RAW DATA:
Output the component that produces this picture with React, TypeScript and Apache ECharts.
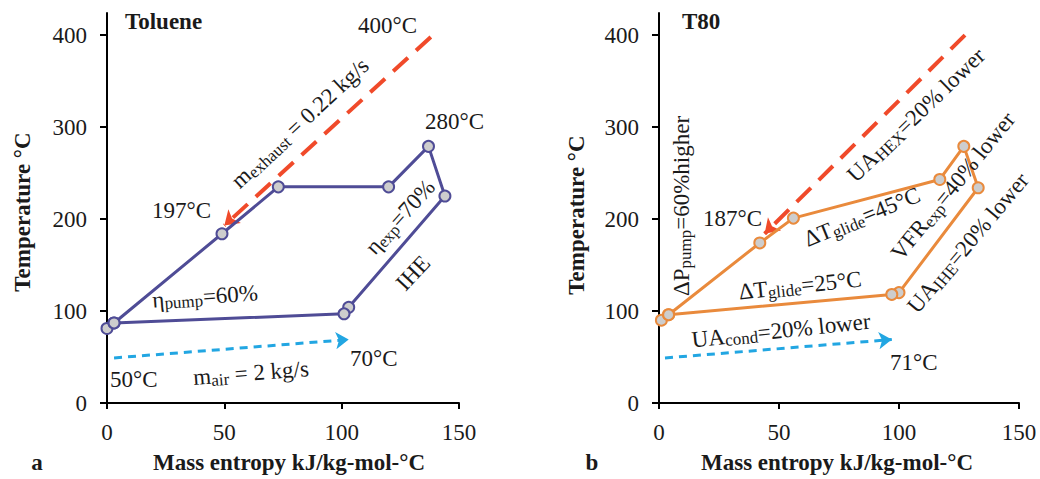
import React, { useEffect, useRef } from "react";
import * as echarts from "echarts";

const xTicks = [0, 50, 100, 150];
const yTicks = [0, 100, 200, 300, 400];

const tolueneS = [0, 3, 49, 73, 120, 137, 144, 103, 101, 3];
const tolueneT = [81, 87, 184, 235, 235, 279, 225, 104, 97, 87];
const t80S = [1, 4, 42, 56, 117, 127, 133, 100, 97, 4];
const t80T = [90, 96, 174, 201, 243, 279, 234, 120, 118, 96];

const exhaustLeft = [[138, 398], [50, 193]];
const exhaustRight = [[127.5, 400], [44, 184]];
const airLeft = [[3, 49], [103, 69]];
const airRight = [[2.5, 49], [97, 69]];

const FONT = "'Liberation Serif', 'Times New Roman', serif";
const TXT = "#1a1a1a";
const PURPLE = "#4f4c96";
const ORANGE = "#e98a3c";
const RED = "#f04a2a";
const BLUE = "#22a6e2";
const FS = 23;

const rich = {
  n: { fontSize: FS, fontFamily: FONT, fill: TXT, color: TXT, lineHeight: 26, verticalAlign: "middle" },
  s: { fontSize: 17, fontFamily: FONT, fill: TXT, color: TXT, lineHeight: 16, verticalAlign: "bottom" },
};

function txt(x: number, y: number, text: string, opts: any = {}) {
  return {
    type: "text",
    x,
    y,
    rotation: ((opts.rot || 0) * Math.PI) / 180,
    z: 100,
    style: {
      text,
      rich: opts.rich ? rich : undefined,
      fill: TXT,
      fontFamily: FONT,
      fontSize: opts.size || FS,
      fontWeight: opts.bold ? "bold" : "normal",
      align: opts.align || "center",
      verticalAlign: "middle",
    },
  };
}

function axesFor(grid: number) {
  const xMain = {
    type: "value",
    gridIndex: grid,
    min: 0,
    max: 150,
    interval: 50,
    splitLine: { show: false },
    axisLine: { show: true, onZero: false, lineStyle: { color: "#000", width: 2 } },
    axisTick: { show: true, inside: false, length: 6, lineStyle: { color: "#000", width: 2 }, customValues: xTicks },
    axisLabel: { show: true, margin: 18, fontSize: FS, fontFamily: FONT, color: TXT, customValues: xTicks },
  };
  const xIn = {
    ...xMain,
    axisLine: { show: false },
    axisLabel: { show: false },
    axisTick: { show: true, inside: true, length: 6, lineStyle: { color: "#000", width: 2 }, customValues: xTicks },
  };
  const yMain = {
    type: "value",
    gridIndex: grid,
    min: 0,
    max: 424,
    splitLine: { show: false },
    axisLine: { show: true, onZero: false, lineStyle: { color: "#000", width: 2 } },
    axisTick: { show: true, inside: false, length: 7, lineStyle: { color: "#000", width: 2 }, customValues: yTicks },
    axisLabel: { show: true, margin: 20, fontSize: FS, fontFamily: FONT, color: TXT, customValues: yTicks },
  };
  const yIn = {
    ...yMain,
    axisLine: { show: false },
    axisLabel: { show: false },
    axisTick: { show: true, inside: true, length: 7, lineStyle: { color: "#000", width: 2 }, customValues: yTicks },
  };
  return { xs: [xMain, xIn], ys: [yMain, yIn] };
}

function cycleSeries(s: number[], t: number[], color: string, axis: number) {
  return {
    type: "line",
    xAxisIndex: axis,
    yAxisIndex: axis,
    data: s.map((v, i) => [v, t[i]]),
    lineStyle: { color, width: 3 },
    symbol: "circle",
    symbolSize: 11,
    itemStyle: { color: "#cdcdcd", borderColor: color, borderWidth: 2 },
    z: 5,
  };
}

function arrowSeries(coords: number[][], color: string, width: number, dash: number[], size: number, axis: number) {
  return {
    type: "lines",
    coordinateSystem: "cartesian2d",
    xAxisIndex: axis,
    yAxisIndex: axis,
    symbol: ["none", "arrow"],
    symbolSize: size,
    lineStyle: { color, width, type: dash, opacity: 1 },
    data: [{ coords }],
    z: 4,
  };
}

export default function App() {
  const ref = useRef<HTMLDivElement>(null);
  useEffect(() => {
    if (!ref.current) return;
    const chart = echarts.init(ref.current, null, { renderer: "svg" });
    const a = axesFor(0);
    const b = axesFor(1);
    const option: any = {
      animation: false,
      backgroundColor: "#fff",
      grid: [
        { left: 107, top: 13, width: 352, height: 390 },
        { left: 659, top: 13, width: 360, height: 390 },
      ],
      xAxis: [a.xs[0], a.xs[1], b.xs[0], b.xs[1]],
      yAxis: [a.ys[0], a.ys[1], b.ys[0], b.ys[1]],
      series: [
        cycleSeries(tolueneS, tolueneT, PURPLE, 0),
        cycleSeries(t80S, t80T, ORANGE, 2),
        arrowSeries(exhaustLeft, RED, 4, [20, 11], 14, 0),
        arrowSeries(exhaustRight, RED, 4, [20, 11], 14, 2),
        arrowSeries(airLeft, BLUE, 3, [8, 6], 13, 0),
        arrowSeries(airRight, BLUE, 3, [8, 6], 13, 2),
      ],
      graphic: [
        // left panel
        txt(125, 21, "Toluene", { bold: true, align: "left" }),
        txt(358, 25, "400°C", { align: "left" }),
        txt(425, 121, "280°C", { align: "left" }),
        txt(152, 210, "197°C", { align: "left" }),
        txt(110, 379, "50°C", { align: "left" }),
        txt(350, 358, "70°C", { align: "left" }),
        txt(251, 373, "{n|m}{s|air}{n| = 2 kg/s}", { rich: true, rot: 4.4 }),
        txt(205, 296, "{n|η}{s|pump}{n|=60%}", { rich: true, rot: 4 }),
        txt(300, 123, "{n|m}{s|exhaust}{n| = 0.22 kg/s}", { rich: true, rot: 43 }),
        txt(400, 217, "{n|η}{s|exp}{n|=70%}", { rich: true, rot: 48 }),
        txt(413, 273, "IHE", { rot: 47 }),
        txt(37, 462, "a", { bold: true }),
        txt(289, 462, "Mass entropy kJ/kg-mol-°C", { bold: true }),
        txt(22, 212, "Temperature °C", { bold: true, rot: 90 }),
        // right panel
        txt(682, 21, "T80", { bold: true, align: "left" }),
        txt(703, 218, "187°C", { align: "left" }),
        txt(890, 362, "71°C", { align: "left" }),
        txt(681, 206, "{n|ΔP}{s|pump}{n|=60%higher}", { rich: true, rot: 90 }),
        txt(916, 115, "{n|UA}{s|HEX}{n|=20% lower}", { rich: true, rot: 44 }),
        txt(862, 217, "{n|ΔT}{s|glide}{n|=45°C}", { rich: true, rot: 22 }),
        txt(953, 186, "{n|VFR}{s|exp}{n|=40% lower}", { rich: true, rot: 51 }),
        txt(968, 243, "{n|UA}{s|IHE}{n|=20% lower}", { rich: true, rot: 50 }),
        txt(800, 285, "{n|ΔT}{s|glide}{n|=25°C}", { rich: true, rot: 6 }),
        txt(781, 330, "{n|UA}{s|cond}{n|=20% lower}", { rich: true, rot: 6 }),
        txt(592, 462, "b", { bold: true }),
        txt(837, 462, "Mass entropy kJ/kg-mol-°C", { bold: true }),
        txt(576, 215, "Temperature °C", { bold: true, rot: 90 }),
      ],
    };
    chart.setOption(option);
    return () => chart.dispose();
  }, []);
  return (
    <div
      ref={ref}
      style={{ position: "fixed", left: 0, top: 0, width: 1040, height: 479, background: "#fff" }}
    />
  );
}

INSTRUCTION:
Repeat only the lines between the start of the data and the line with "const yTicks = [0, 100, 200, 300, 400];", including those two lines, and skip the pictures.

EXERCISE ANSWER:
Output the component that produces this picture with React, TypeScript and Apache ECharts.
import React, { useEffect, useRef } from "react";
import * as echarts from "echarts";

const xTicks = [0, 50, 100, 150];
const yTicks = [0, 100, 200, 300, 400];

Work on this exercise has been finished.